Budget for home improvements. Don’t forget that homes age along with their occupants. A house that falls into disrepair may be more difficult to live in or could even become downright unsafe. A backlog of repairs and maintenance could also affect the value of the house.
In addition to upkeep, the house may need to be remodeled to accommodate your changing physical needs. You may want to create a downstairs bedroom, for instance, or install a stair lift.
To help cover the cost of renovation and home maintenance, Spickler suggests bolstering your income from Social Security, retirement accounts and pensions with investments that have the potential to generate steady income, such as dividend-paying stocks. “That way, you likely will not be forced to sell off long-term assets in an emergency.”
“You may also want to consider setting up a home equity line of credit,” says Bank of America Wealth Management Lending Officer Satish Peters. “This could help cover the cost of any home improvements you may need and could serve as a financial bridge in an emergency.”
Anticipate future healthcare needs. Research what services are available in your community before you need them, urges Ken Smith, senior research scholar and director of programs at the Stanford Center on Longevity. “You may someday require these services to help you stay independent.”

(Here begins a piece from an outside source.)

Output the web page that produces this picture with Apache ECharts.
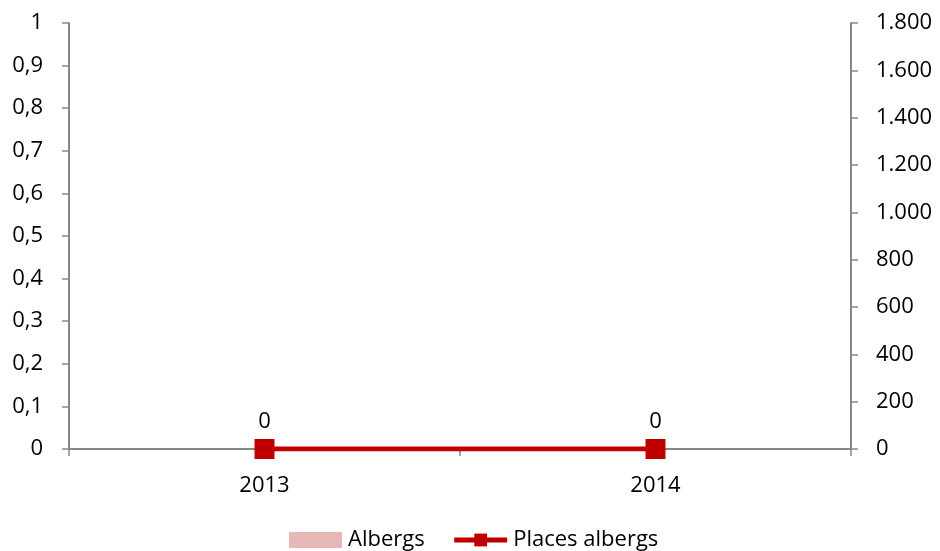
<!DOCTYPE html>
<html>
<head>
<meta charset="utf-8">
<style>
  html, body { margin: 0; padding: 0; background: #fff; }
  #chart { width: 940px; height: 551px; }
</style>
<script src="https://cdn.jsdelivr.net/npm/echarts@6/dist/echarts.min.js"></script>
</head>
<body>
<div id="chart"></div>
<script>
// Hostel counts (bars, left axis) and hostel places (line, right axis) per year
const years = ['2013', '2014'];
const albergs = [0, 0];
const placesAlbergs = [0, 0];
const leftAxis = { min: 0, max: 1, interval: 0.1 };
const rightAxis = { min: 0, max: 1800, interval: 200 };

const FONT = 'Open Sans, Noto Sans, sans-serif';
const FONT_SIZE = 22;
const AXIS_COLOR = '#868686';
const BAR_COLOR = '#e6b8b7';
const LINE_COLOR = '#c00000';

function fmtDecimal(v) {
  return String(Math.round(v * 10) / 10).replace('.', ',');
}
function fmtThousands(v) {
  return String(Math.round(v)).replace(/\B(?=(\d{3})+(?!\d))/g, '.');
}

const chart = echarts.init(document.getElementById('chart'), null, { renderer: 'canvas' });
chart.setOption({
  animation: false,
  textStyle: { fontFamily: FONT },
  grid: { left: 69, right: 89, top: 23, bottom: 102, containLabel: false },
  legend: {
    top: 524,
    left: 284,
    itemWidth: 53,
    itemHeight: 16,
    itemGap: 27,
    textStyle: { fontSize: FONT_SIZE, color: '#000', fontFamily: FONT, padding: [0, 0, 0, 1] },
    data: [
      { name: 'Albergs', icon: 'rect', itemStyle: { color: BAR_COLOR } },
      { name: 'Places albergs', lineStyle: { width: 5, color: LINE_COLOR } }
    ]
  },
  xAxis: {
    type: 'category',
    data: years,
    boundaryGap: true,
    axisLine: { lineStyle: { color: AXIS_COLOR, width: 2 } },
    axisTick: { show: true, interval: 0, length: 7, lineStyle: { color: AXIS_COLOR, width: 1.5 } },
    axisLabel: { fontSize: FONT_SIZE, color: '#000', margin: 26, fontFamily: FONT }
  },
  yAxis: [
    {
      type: 'value',
      position: 'left',
      min: leftAxis.min, max: leftAxis.max, interval: leftAxis.interval,
      axisLine: { show: true, lineStyle: { color: AXIS_COLOR, width: 2 } },
      axisTick: { show: true, length: 7, lineStyle: { color: AXIS_COLOR, width: 1.5 } },
      splitLine: { show: false },
      axisLabel: { fontSize: FONT_SIZE, color: '#000', margin: 26, fontFamily: FONT, formatter: fmtDecimal }
    },
    {
      type: 'value',
      position: 'right',
      min: rightAxis.min, max: rightAxis.max, interval: rightAxis.interval,
      axisLine: { show: true, lineStyle: { color: AXIS_COLOR, width: 2 } },
      axisTick: { show: true, length: 7, lineStyle: { color: AXIS_COLOR, width: 1.5 } },
      splitLine: { show: false },
      axisLabel: { fontSize: FONT_SIZE, color: '#000', margin: 25, fontFamily: FONT, formatter: fmtThousands }
    }
  ],
  series: [
    {
      name: 'Albergs',
      type: 'bar',
      yAxisIndex: 0,
      data: albergs,
      barWidth: '40%',
      itemStyle: { color: BAR_COLOR }
    },
    {
      name: 'Places albergs',
      type: 'line',
      yAxisIndex: 1,
      data: placesAlbergs,
      symbol: 'rect',
      symbolSize: 20,
      lineStyle: { color: LINE_COLOR, width: 5 },
      itemStyle: { color: LINE_COLOR },
      label: {
        show: true,
        position: 'top',
        distance: 6,
        fontSize: FONT_SIZE,
        color: '#000',
        fontFamily: FONT,
        formatter: p => fmtThousands(p.value)
      },
      z: 5
    }
  ]
});
</script>
</body>
</html>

Involve the whole family. Ultimately, the decision to stay in the home you love isn’t yours alone. “Your family may be affected by your choice, so share your desires and concerns with them, and listen to what they have to say,” says Debra Greenberg, director, Investment Solutions & Personal Retirement, Bank of America.
Planning ahead while you’re still young and active can help you enjoy retirement to its fullest — in the home you fell in love with years before.